#### Information shown

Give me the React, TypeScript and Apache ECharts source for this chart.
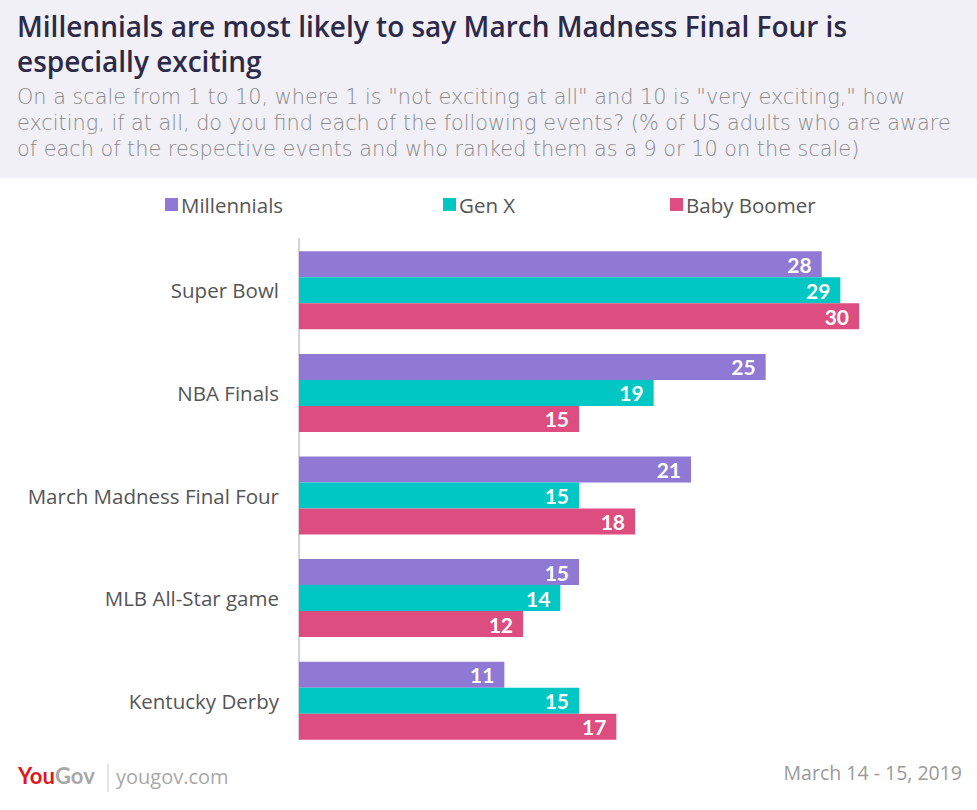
import React, { useEffect, useRef } from "react";
import * as echarts from "echarts";

const categories = ["Super Bowl", "NBA Finals", "March Madness Final Four", "MLB All-Star game", "Kentucky Derby"];
const millennials = [28, 25, 21, 15, 11];
const genX = [29, 19, 15, 14, 15];
const babyBoomer = [30, 15, 18, 12, 17];
const seriesNames = ["Millennials", "Gen X", "Baby Boomer"];
const colors = ["#9079d4", "#00c7c4", "#dd4d80"];

const titleLines = ["Millennials are most likely to say March Madness Final Four is", "especially exciting"];
const subtitleLines = [
  'On a scale from 1 to 10, where 1 is "not exciting at all" and 10 is "very exciting," how',
  "exciting, if at all, do you find each of the following events? (% of US adults who are aware",
  "of each of the respective events and who ranked them as a 9 or 10 on the scale)",
];

const FONT = "Lato, 'Open Sans', sans-serif";
const OS = "'Open Sans', sans-serif";

export default function App() {
  const ref = useRef<HTMLDivElement>(null);
  useEffect(() => {
    if (!ref.current) return;
    const chart = echarts.init(ref.current, undefined, { renderer: "svg" });
    const legendX = [160, 438, 665];
    const seriesData = [millennials, genX, babyBoomer];
    chart.setOption({
      animation: false,
      backgroundColor: "#ffffff",
      textStyle: { fontFamily: FONT },
      graphic: [
        { type: "rect", shape: { x: 0, y: 0, width: 977, height: 178 }, style: { fill: "#f1f0f6" }, silent: true, z: -10 },
        {
          type: "text",
          left: 17,
          top: 8,
          style: { text: titleLines.join("\n"), fill: "#2d2a49", font: `600 28px ${OS}`, lineHeight: 35 },
        },
        {
          type: "text",
          left: 17,
          top: 84,
          style: { text: subtitleLines.join("\n"), fill: "#8a8a8a", font: `200 20.8px 'DejaVu Sans', sans-serif`, lineHeight: 26 },
        },
        { type: "line", shape: { x1: 299, y1: 238, x2: 299, y2: 740 }, style: { stroke: "#d4d4d4", lineWidth: 2 } },
        {
          type: "text",
          left: 18,
          top: 764,
          style: { text: "You", fill: "#e0161b", font: `bold 22px ${FONT}` },
        },
        {
          type: "text",
          left: 55,
          top: 764,
          style: { text: "Gov", fill: "#a8a8a8", font: `bold 22px ${FONT}` },
        },
        { type: "line", shape: { x1: 108, y1: 764, x2: 108, y2: 792 }, style: { stroke: "#c8c8c8", lineWidth: 1 } },
        {
          type: "text",
          left: 116,
          top: 766,
          style: { text: "yougov.com", fill: "#a8a8a8", font: `20px ${OS}` },
        },
        {
          type: "text",
          right: 15,
          top: 762,
          style: { text: "March 14 - 15, 2019", fill: "#9a9a9a", font: `19.5px ${OS}` },
        },
      ],
      legend: seriesNames.map((n, i) => ({
        data: [n],
        left: legendX[i],
        top: 189,
        icon: "rect",
        itemWidth: 13,
        itemHeight: 13,
        itemGap: 5,
        textStyle: { fontSize: 20.5, color: "#555", fontFamily: OS, padding: [0, 0, 0, -2] },
      })),
      grid: { left: 299, right: 118, top: 239, bottom: 58, containLabel: false },
      xAxis: {
        type: "value",
        min: 0,
        max: 30,
        show: false,
      },
      yAxis: {
        type: "category",
        data: categories,
        inverse: true,
        axisLine: { show: false },
        axisTick: { show: false },
        axisLabel: { fontSize: 20.5, color: "#555", margin: 20, fontFamily: OS },
      },
      series: seriesNames.map((n, i) => ({
        name: n,
        type: "bar",
        data: seriesData[i],
        barWidth: 26,
        barGap: "0%",
        itemStyle: { color: colors[i] },
        label: {
          show: true,
          position: "insideRight",
          distance: 10,
          color: "#fff",
          fontWeight: "bold",
          fontSize: 21,
          fontFamily: FONT,
        },
      })),
    });
    return () => chart.dispose();
  }, []);
  return <div ref={ref} style={{ position: "fixed", left: 0, top: 0, width: 977, height: 810 }} />;
}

########

Do this: Each line that holds the string "React" counts once; give the total and nothing else.

Response: 2